Scholars noted various weaknesses in the program. Some considered it too lengthy a time commitment. Weak educational components included teacher and group variability and insufficient topic coverage of assessment and measurement matters. Curricular emphasis on learning theory was favored by some scholars, but felt to be excessive by others.
An appreciation of the “hidden curriculum” (18) within medical education may provide insight into the possibility for success of this program. Hidden curriculum refers to the obstacles to change within educational systems. Limited resources have been available for medical education. Importantly, this presidential initiative addressed this financial issue by its required cost-sharing arrangements. The ACAAP-HMTSP’s success to date may therefore relate to the identification and selection of child and adolescent psychiatrists with strong commitments to scholarship in education. The program’s funding requirements may also have selected for deans, departments of psychiatry, and medical schools open to a larger role of child and adolescent psychiatrists in medical education. In essence, this initiative may positively influence aspects of the “hidden curriculum” leading to enhancement of medical education.

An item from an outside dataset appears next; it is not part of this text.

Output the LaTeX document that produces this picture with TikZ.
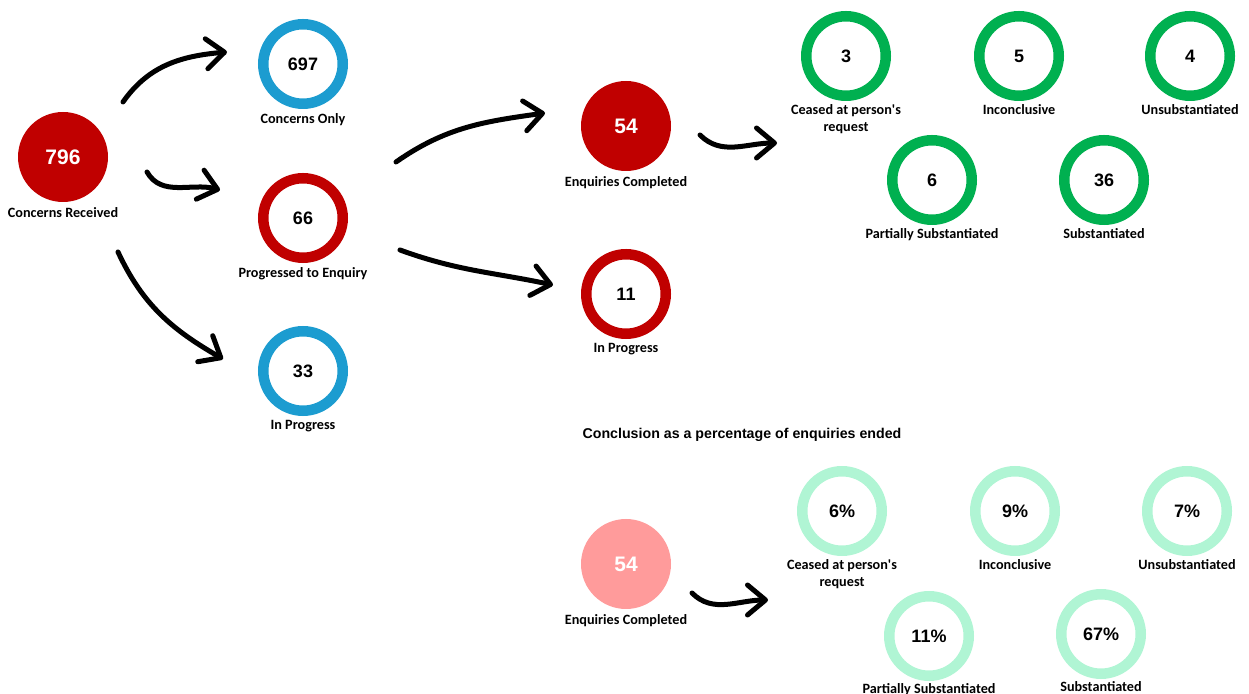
\documentclass[tikz,border=0pt]{standalone}
\usepackage{fontspec}
\setmainfont{Carlito}
\newfontfamily\numfont{Liberation Sans}
\usepackage{tikz}
\usetikzlibrary{positioning, arrows.meta}
\definecolor{mydarkred}{RGB}{192,0,0}
\definecolor{myblue}{RGB}{28,156,208}
\definecolor{mygreen}{RGB}{0,176,80}
\definecolor{mypink}{RGB}{255,155,155}
\definecolor{mymint}{RGB}{176,245,212}
\tikzset{
  disc/.style={circle,minimum size=90pt,inner sep=0,fill=#1,text=white,
    font=\numfont\bfseries\fontsize{21}{24}\selectfont},
  ring/.style={circle,minimum size=79.5pt,inner sep=0,draw=#1,line width=10.5pt,text=black,
    font=\numfont\bfseries\fontsize{18}{22}\selectfont},
  lbl/.style={font=\bfseries\fontsize{14.2}{17}\selectfont,align=center,inner sep=0},
  heading/.style={font=\numfont\bfseries\fontsize{14.2}{16}\selectfont,inner sep=0},
  flow/.style={line width=5pt,line cap=round,
    -{Straight Barb[length=18pt,width=30pt,line cap=round,line join=round]}}
}

\begin{document}
\begin{tikzpicture}[x=1pt, y=1pt]
  \useasboundingbox (0,0) rectangle (1249,693);

  % Concerns
  \node[disc=mydarkred] (rec) at (63,536) {796};
  \node[lbl, below=5pt of rec] (recl) {Concerns Received};
  \node[ring=myblue] (only) at (303,629) {697};
  \node[lbl, below=4pt of only] (onlyl) {Concerns Only};
  \node[ring=mydarkred] (prog) at (303,475) {66};
  \node[lbl, below=4pt of prog] (progl) {Progressed to Enquiry};
  \node[ring=myblue] (wait) at (303,322) {33};
  \node[lbl, below=4pt of wait] (waitl) {In Progress};

  % Enquiries
  \node[disc=mydarkred] (done) at (626,567) {54};
  \node[lbl, below=5pt of done] (donel) {Enquiries Completed};
  \node[ring=mydarkred] (open) at (626,399) {11};
  \node[lbl, below=4pt of open] (openl) {In Progress};

  % Outcomes (counts)
  \node[ring=mygreen] (ceased) at (846,637) {3};
  \node[lbl, below=3pt of ceased] (ceasedl) {Ceased at person\textquotesingle s\\request};
  \node[ring=mygreen] (incon) at (1019,637) {5};
  \node[lbl, below=3pt of incon] (inconl) {Inconclusive};
  \node[ring=mygreen] (unsub) at (1190,637) {4};
  \node[lbl, below=3pt of unsub] (unsubl) {Unsubstantiated};
  \node[ring=mygreen] (part) at (932,513) {6};
  \node[lbl, below=3pt of part] (partl) {Partially Substantiated};
  \node[ring=mygreen] (subst) at (1104,513) {36};
  \node[lbl, below=3pt of subst] (substl) {Substantiated};

  % Outcomes (percentages)
  \node[heading] (concl) at (742,258) {Conclusion as a percentage of enquiries ended};
  \node[disc=mypink] (done2) at (626,129) {54};
  \node[lbl, below=5pt of done2] (done2l) {Enquiries Completed};
  \node[ring=mymint] (pceased) at (842,182) {6\%};
  \node[lbl, below=3pt of pceased] (pceasedl) {Ceased at person\textquotesingle s\\request};
  \node[ring=mymint] (pincon) at (1015,182) {9\%};
  \node[lbl, below=3pt of pincon] (pinconl) {Inconclusive};
  \node[ring=mymint] (punsub) at (1187,182) {7\%};
  \node[lbl, below=3pt of punsub] (punsubl) {Unsubstantiated};
  \node[ring=mymint] (ppart) at (929,57) {11\%};
  \node[lbl, below=2pt of ppart] (ppartl) {Partially Substantiated};
  \node[ring=mymint] (psubst) at (1101,59) {67\%};
  \node[lbl, below=2pt of psubst] (psubstl) {Substantiated};

  % Arrows
  \coordinate (res) at (777,550);
  \coordinate (pres) at (768,93);
  \draw[flow] ([shift={(60,55)}]rec.center) to[out=55,in=185] ([shift={(-76,12)}]only.center);
  \draw[flow] ([shift={(84,-15)}]rec.center) to[out=-60,in=165] ([shift={(-83,28)}]prog.center);
  \draw[flow] ([shift={(55,-95)}]rec.center) to[out=-65,in=150] ([shift={(-80,12)}]wait.center);
  \draw[flow] ([shift={(93,56)}]prog.center) to[out=35,in=188] ([shift={(-81,13)}]done.center);
  \draw[flow] ([shift={(97,-32)}]prog.center) to[out=-20,in=168] ([shift={(-73,9)}]open.center);
  \draw[flow] ([shift={(74,-9)}]done.center) to[out=-45,in=180] (res);
  \draw[flow] ([shift={(66,-29)}]done2.center) to[out=-45,in=180] (pres);
\end{tikzpicture}
\end{document}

Limitations of this study must be noted. Three teaching scholars who are the first authors of this article (JH, DS, and MH) conducted this survey and the data interpretation for this study. The follow-up survey provides descriptive data based solely upon scholars’ self-report and is meant to be a pilot for future study of this initiative. Furthermore, three scholars reviewed the surveys and summarized the results. Data from students or colleagues, which could have provided an external validity check, were not available. In addition, the follow-up survey was not piloted prior to its use. The study involved a selected group of child and adolescent psychiatrists with previous interest in medical education. A comparison group was not available. Our study findings may therefore be more reflective of the knowledge, skills, and interests in medical education for which this group of child and adolescent psychiatrists were selected versus the added value of the AACAP-HMTSP. Future evaluation of the program should use external outcome measures such as interviews of stakeholders (e.g., medical students, residents, or colleagues). Investigation of medical students’ matches to psychiatry and CAP residency programs at medical schools with AACAP teaching scholars compared to schools without scholars may also be of interest. Another limitation is that there may have been a bias in the deans and/or department chairs prior to the development of the program that led them to fund the position.
The future of the AACAP-Harvard Macy Teaching Scholar Program is an issue of some import. It is funded by means of an AACAP presidential initiative, which ends in 2008 with the return of the current 2007 class. One option is to obtain continued support from a philanthropic foundation. Another option, irrespective of the success in garnering foundation support, is the development of an AACAP Teaching Academy to harness the membership’s burgeoning interest in medical education. Such an academy would be inclusive to all qualified CAP educators and provide opportunities to enhance members’ professional development in medical education.